Candy Manufacturers

Industry Profile Report

Dive Deep into the industry with a 25+ page industry report (pdf format) including the following chapters

Industry Overview Current Conditions, Industry Structure, How Firms Operate, Industry Trends, Credit Underwriting & Risks, and Industry Forecast.

Call Preparation Call Prep Questions, Industry Terms, and Weblinks.

Financial Insights Working Capital, Capital Financing, Business Valuation, and Financial Benchmarks.

Industry Profile Excerpts

Industry Overview

The 1,640 candy manufacturers in the US combine chocolate, sugar, and other raw ingredients to produce confections and chocolate-based products. Products consist primarily of chocolate and non-chocolate candies. Chocolate candies include bars, baking chocolate, coatings, syrups, liquors, powdered cocoa, fudge, and covered nuts. Non-chocolate candies include gum, chewy candy, hard candy, jelly candy, licorice, marshmallows, and toffee.

Variability in Raw Ingredient Costs

The cost of raw ingredients used in candy manufacturing can vary significantly from year to year, according to trends in commodity prices.

Seasonal Sales

Demand for candy is seasonal, and peaks during key holiday periods.

Industry size & Structure

A typical candy manufacturer operates out of a single location, employs 43 workers, and generates about $17-18 million annually.

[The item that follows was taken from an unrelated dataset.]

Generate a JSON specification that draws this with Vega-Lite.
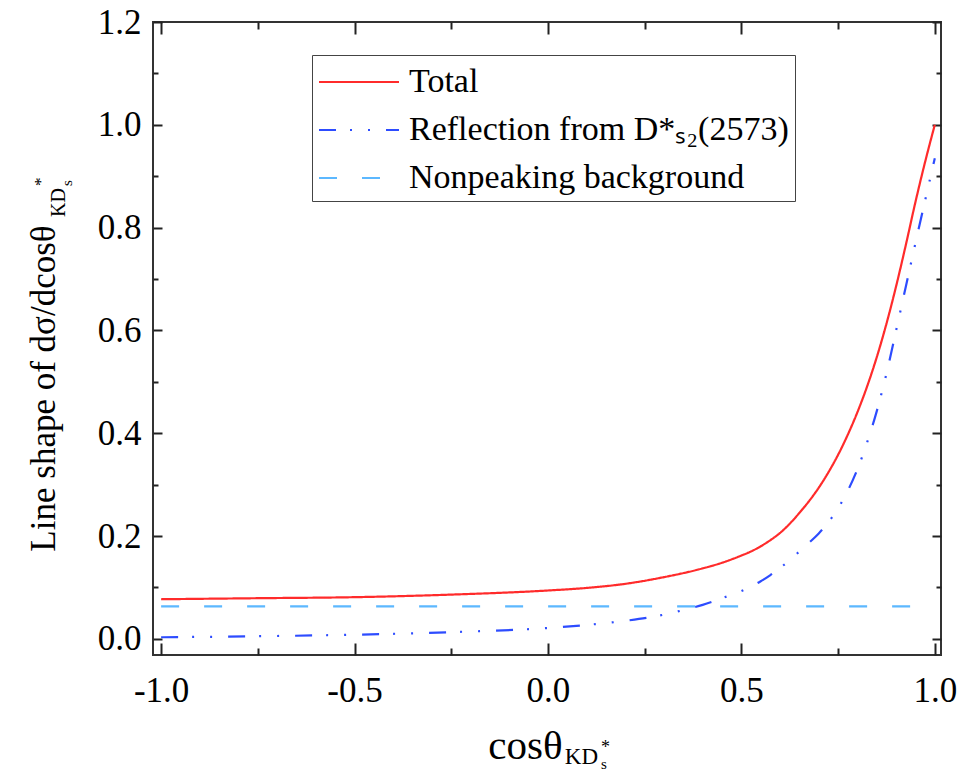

    • The candy manufacturing industry consists of about 1,650 companies that employ 81,300 workers and generate $28.5 billion annually.
    • Chocolate confectionery manufacturing accounts for 63% of industry sales.
    • The candy manufacturing industry is concentrated - the top four chocolate confectionary manufacturing firms are about 53% of category sales. While non-chocolate confectionary manufacturing is less concentrated, large firms still dominate - the top 20 companies are 76% of category sales.
    • Large companies include Mars Wrigley, Hershey, Nestle, and Tootsie Roll Industries.
                                  Industry Forecast
                                  Candy Manufacturers Industry Growth
                                  Source: Vertical IQ and Inforum

                                  Recent Developments

                                  Mar 30, 2024 - Ingredients Driving Up Candy Prices
                                  • A trip to the candy store is getting more expensive driven by increases in the price of sugar, cocoa, and other inputs. Candy and nuts manufacturers and makers of chocolate and confectionery products each hiked prices last year and retail candy prices continued to climb in 2024. Prices paid by consumers for candy and chewing gum were 5.8% higher in February than a year ago, outpacing broader inflation, which was 3.2% in February, according to the US Bureau of Labor Statistics. Meanwhile, employment by candy manufacturers fell 2.7% in December compared to a year ago after posting a flat previous annual comparison, according to the BLS.
                                  • The price of cocoa, a key ingredient in chocolate confections, has tripled over the last 12 months, Reuters reports. In mid-March, May cocoa futures added $438 a metric ton to end at $7,405 in New York, nearly three times the price compared to a year ago and 38% above the previous record set in July 1977 during an earlier period of poor growing conditions in West Africa that shrank the global supply. Most of the world’s cocoa is grown in West Africa where unusually wet weather followed by hot, desert air led to a weak harvest and diminished stockpiles for the second consecutive year. The surge in cocoa prices has chocolatiers, confectioners, and big food companies raising prices, tweaking recipes, and shrinking products, WSJ reports. Some, including Mondelez, are promoting more non-chocolate Easter treats as the soaring price threatens profits and inflation-weary shoppers balk at high prices, Reuters reports.
                                  • The US is the world’s largest market for candy consumption, followed by China and the UK, according to Gitnux market data. Revenue in the confectionery segment in the US is expected to grow by 3.18% and reach a peak by 2026, Gitnux reports. US consumption of chocolate and other candy is expected to grow from about $268.1 million in 2020 to $275 million this year. Consumers between the ages of 25 to 45 account for the majority of confectionery consumption while shoppers older than 34 purchase more candy than those between the ages of 18 and 34. Overall, US consumers spend approximately $9.1 billion annually on candy, with the average American consuming 25 pounds of candy per year, according to Gitnux data.
                                  • A new California state law banning chemicals found in Peeps, Pez, and other popular candies is slated to take effect in January 2027. The four banned chemicals – brominated vegetable oil (BVO), potassium bromate, propylparaben, and red dye No. 3 – are all commonly found in sweets and some processed foods. Red dye No. 3, a food coloring found in Pez, Hot Tamales, and Sweethearts, has been linked to cancer. The chemicals are banned in Europe. The bill (AB 418) bans the sale, manufacture, and distribution of foods containing chemicals that have been linked to health risks and could have national repercussions. The bill initially included a fifth food additive, titanium dioxide, which was dropped.